Everyone in the health care field has watched as violence against health care workers has been increasing, especially post-pandemic. Violence against health care workers skyrocketed during the pandemic, with 44% of nurses reporting physical abuse and 68% reporting verbal abuse. Violence can not only come from patients and/or their families/caregivers, but also from other staff members. It's important that all members of your team are aware of what violence looks like and how to handle a situation where they feel threatened.

4 Types of Violence

Violence at work can be broken down into four categories:

  • Criminal Intent: Acts of terrorism, etc. usually no business relationship
  • Customer/client:  Violence while providing a service
  • Worker-on-worker: Violence between staff members
  • Personal relationship: Not a relationship with the business/service, but with the victim, such as domestic abuse

It is important that your program address all four components, even if you think they will never happen in your practice.

The most common question we receive from our practice managers is what they can do in the event they are threatened by a patient. Can they dismiss the patient immediately? The answer to that question is a resounding “yes.” If violent behavior is present, the patient can usually be dismissed from the practice immediately. The usual 30 days of care (depending on jurisdiction) to prevent an abandonment allegation is typically waived if a patient is violent.
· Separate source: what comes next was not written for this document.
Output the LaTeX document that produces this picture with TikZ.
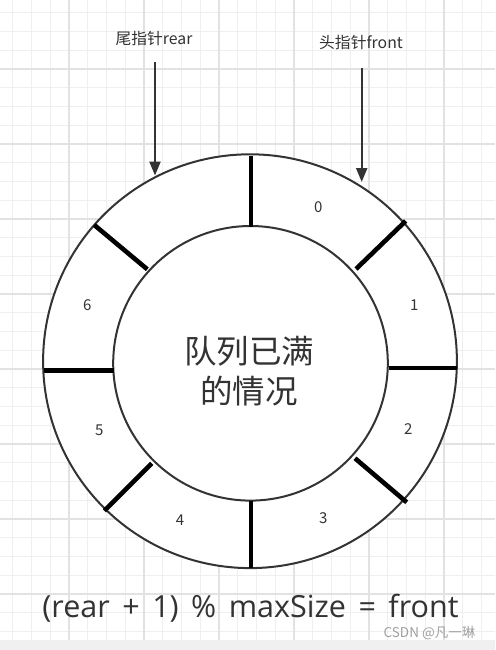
\documentclass[tikz,border=0pt]{standalone}
\usepackage{fontspec}
\setmainfont{Noto Sans CJK SC}
\newfontfamily\latinfont{Open Sans}
\usetikzlibrary{arrows.meta}
\definecolor{txt}{HTML}{333333}
\definecolor{gridminor}{HTML}{EFEFEF}
\definecolor{gridmajor}{HTML}{E2E2E2}
\definecolor{band}{HTML}{F0F0F0}
\definecolor{wm}{HTML}{A0A0A0}
\newcommand\widespaces{\spaceskip=12.5pt\relax}
\tikzset{
  minorline/.style={draw=gridminor, line width=0.9pt},
  majorline/.style={draw=gridmajor, line width=1.1pt},
  ring/.style={draw=txt, line width=2pt, fill=white},
  divider/.style={draw=black, line width=4.6pt},
  pointer/.style={draw=txt, line width=2.2pt, -{Triangle[length=14pt,width=11pt]}},
  toplabel/.style={text=txt, font=\fontsize{15.8}{18}\selectfont, inner sep=0pt},
  slot/.style={text=txt, font=\fontsize{15}{17}\selectfont, inner sep=0pt},
  centertext/.style={text=txt, font=\fontsize{32.5}{39.5}\selectfont, align=center, inner sep=0pt},
  formula/.style={text=txt, font=\latinfont\fontsize{30.5}{36}\selectfont, inner sep=0pt},
  watermark/.style={text=wm, font=\fontsize{13.5}{15}\selectfont, inner sep=0pt}
}
\begin{document}
\begin{tikzpicture}[x=1pt,y=-1pt]
\useasboundingbox (0,0) rectangle (495,650);
\fill[white] (0,0) rectangle (495,650);
% grid
\foreach \k in {0,...,27} {\draw[minorline] ({-6+18.75*\k},0) -- ({-6+18.75*\k},640);}
\foreach \k in {0,...,34} {\draw[minorline] (0,{-6+18.75*\k}) -- (495,{-6+18.75*\k});}
\foreach \k in {0,...,7} {\draw[majorline] ({-6+75*\k},0) -- ({-6+75*\k},640);}
\foreach \k in {0,...,8} {\draw[majorline] (0,{-6+75*\k}) -- (495,{-6+75*\k});}
\fill[band] (0,640) rectangle (495,650);
% rings
\draw[ring] (250,361.2) circle[radius=206.9];
\draw[ring] (250.5,363.3) circle[radius=137.3];
% dividers
\draw[divider] (251,155.5) -- (251,226.5);
\draw[divider] (405.7,221) -- (356,269);
\draw[divider] (388.5,368) -- (456.5,368);
\draw[divider] (355,458.3) -- (406.7,502.3);
\draw[divider] (251,500.5) -- (251,567.5);
\draw[divider] (151.7,463.3) -- (104.3,510.7);
\draw[divider] (43.5,370.7) -- (113.5,370.7);
\draw[divider] (94.3,225) -- (147.3,269.3);
% slot labels
\node[slot] (s0) at (318.3,207) {0};
\node[slot] (s1) at (414.3,305) {1};
\node[slot] (s2) at (408.3,429.3) {2};
\node[slot] (s3) at (323.3,518.3) {3};
\node[slot] (s4) at (180,520) {4};
\node[slot] (s5) at (99.3,430) {5};
\node[slot] (s6) at (87.3,305) {6};
% center text
\node[centertext] (full) at (249,371) {队列已满\\的情况};
% pointers
\node[toplabel] (rear) at (154,38) {尾指针rear};
\node[toplabel] (front) at (361,42.5) {头指针front};
\coordinate (rearS) at (155,62);
\coordinate (rearT) at (155,175.5);
\coordinate (frontS) at (361.7,68);
\coordinate (frontT) at (361.7,182);
\draw[pointer] (rearS) -- (rearT);
\draw[pointer] (frontS) -- (frontT);
% formula
\node[formula] (eq) at (250.5,608) {\widespaces (rear + 1) \% maxSize = front};
\node[watermark] (wmk) at (429.5,633.5) {CSDN @凡一琳};
\end{tikzpicture}
\end{document}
Every state should take a cue from Illinois, where legislation was passed to reduce violence in health care. Regardless of your state, there are two very important takeaways from this legislation that every healthcare facility can use:

  • Post a sign in a very visible area which states: “Verbal abuse/aggression will not be tolerated and physical assault will be reported to law enforcement.”
  • Create a workplace violence program and provide services to those affected by violence. OSHA (Occupational Safety and Health Administration) provides guidance around workplace violence programs.